→ **YOUR OBJECTIVE**
Carry none of the pictures over; write out the complete data exactly.

→ **RAW DATA**

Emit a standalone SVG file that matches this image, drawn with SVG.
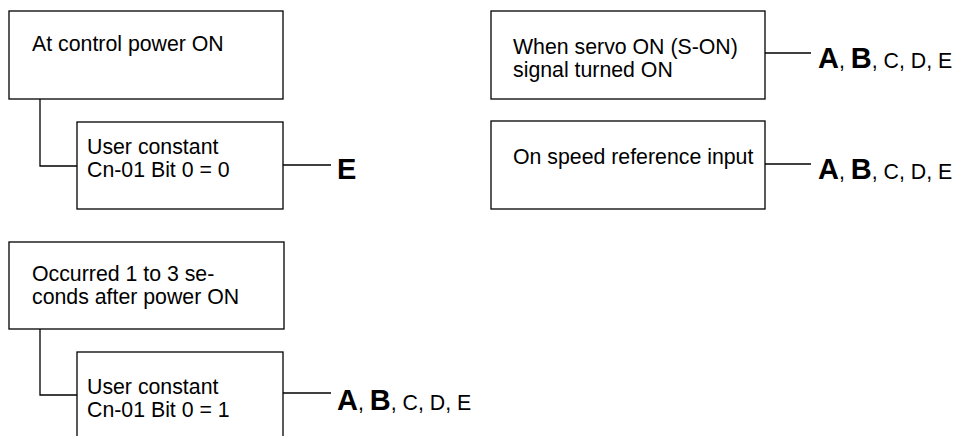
<svg xmlns="http://www.w3.org/2000/svg" width="964" height="436" viewBox="0 0 964 436">
<style>
.box{fill:#fff;stroke:#000;stroke-width:1.3}
.ln{fill:none;stroke:#000;stroke-width:1.3}
.t{font-family:"Liberation Sans",Arial,Helvetica,sans-serif;font-size:21.3px;fill:#000}
.b{font-weight:bold;font-size:29px}
</style>
<rect width="964" height="436" fill="#fff"/>
<g id="connectors">
<path class="ln" d="M40,99 V166 H77"/>
<path class="ln" d="M283,165 H331"/>
<path class="ln" d="M40,329 V395 H77"/>
<path class="ln" d="M283,393 H331"/>
<path class="ln" d="M765,53 H811"/>
<path class="ln" d="M765,164 H811"/>
</g>
<g id="n1"><rect class="box" x="9" y="11" width="274" height="88"/><text class="t" x="32" y="51">At control power ON</text></g>
<g id="n2"><rect class="box" x="77" y="122" width="206" height="87"/><text class="t" x="87" y="154">User constant</text><text class="t" x="87" y="177">Cn-01 Bit 0 = 0</text></g>
<g id="n3"><text class="t b" x="337" y="179">E</text></g>
<g id="n4"><rect class="box" x="9" y="242" width="275" height="87"/><text class="t" x="32" y="281">Occurred 1 to 3 se-</text><text class="t" x="32" y="304">conds after power ON</text></g>
<g id="n5"><rect class="box" x="77" y="352" width="206" height="90"/><text class="t" x="87" y="394">User constant</text><text class="t" x="87" y="417">Cn-01 Bit 0 = 1</text></g>
<g id="n6"><text class="t" x="337" y="410"><tspan class="b">A</tspan>, <tspan class="b">B</tspan>, C, D, E</text></g>
<g id="n7"><rect class="box" x="491" y="11" width="274" height="88"/><text class="t" x="513" y="54">When servo ON (S-ON)</text><text class="t" x="513" y="77">signal turned ON</text></g>
<g id="n8"><text class="t" x="818" y="68"><tspan class="b">A</tspan>, <tspan class="b">B</tspan>, C, D, E</text></g>
<g id="n9"><rect class="box" x="491" y="121" width="274" height="88"/><text class="t" x="513" y="164">On speed reference input</text></g>
<g id="n10"><text class="t" x="818" y="179"><tspan class="b">A</tspan>, <tspan class="b">B</tspan>, C, D, E</text></g>
</svg>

→ **EXPECTED OUTPUT**
Emit a standalone SVG file that matches this image, drawn with SVG.
<svg xmlns="http://www.w3.org/2000/svg" width="964" height="436" viewBox="0 0 964 436">
<style>
.box{fill:#fff;stroke:#000;stroke-width:1.3}
.ln{fill:none;stroke:#000;stroke-width:1.3}
.t{font-family:"Liberation Sans",Arial,Helvetica,sans-serif;font-size:21.3px;fill:#000}
.b{font-weight:bold;font-size:29px}
</style>
<rect width="964" height="436" fill="#fff"/>
<g id="connectors">
<path class="ln" d="M40,99 V166 H77"/>
<path class="ln" d="M283,165 H331"/>
<path class="ln" d="M40,329 V395 H77"/>
<path class="ln" d="M283,393 H331"/>
<path class="ln" d="M765,53 H811"/>
<path class="ln" d="M765,164 H811"/>
</g>
<g id="n1"><rect class="box" x="9" y="11" width="274" height="88"/><text class="t" x="32" y="51">At control power ON</text></g>
<g id="n2"><rect class="box" x="77" y="122" width="206" height="87"/><text class="t" x="87" y="154">User constant</text><text class="t" x="87" y="177">Cn-01 Bit 0 = 0</text></g>
<g id="n3"><text class="t b" x="337" y="179">E</text></g>
<g id="n4"><rect class="box" x="9" y="242" width="275" height="87"/><text class="t" x="32" y="281">Occurred 1 to 3 se-</text><text class="t" x="32" y="304">conds after power ON</text></g>
<g id="n5"><rect class="box" x="77" y="352" width="206" height="90"/><text class="t" x="87" y="394">User constant</text><text class="t" x="87" y="417">Cn-01 Bit 0 = 1</text></g>
<g id="n6"><text class="t" x="337" y="410"><tspan class="b">A</tspan>, <tspan class="b">B</tspan>, C, D, E</text></g>
<g id="n7"><rect class="box" x="491" y="11" width="274" height="88"/><text class="t" x="513" y="54">When servo ON (S-ON)</text><text class="t" x="513" y="77">signal turned ON</text></g>
<g id="n8"><text class="t" x="818" y="68"><tspan class="b">A</tspan>, <tspan class="b">B</tspan>, C, D, E</text></g>
<g id="n9"><rect class="box" x="491" y="121" width="274" height="88"/><text class="t" x="513" y="164">On speed reference input</text></g>
<g id="n10"><text class="t" x="818" y="179"><tspan class="b">A</tspan>, <tspan class="b">B</tspan>, C, D, E</text></g>
</svg>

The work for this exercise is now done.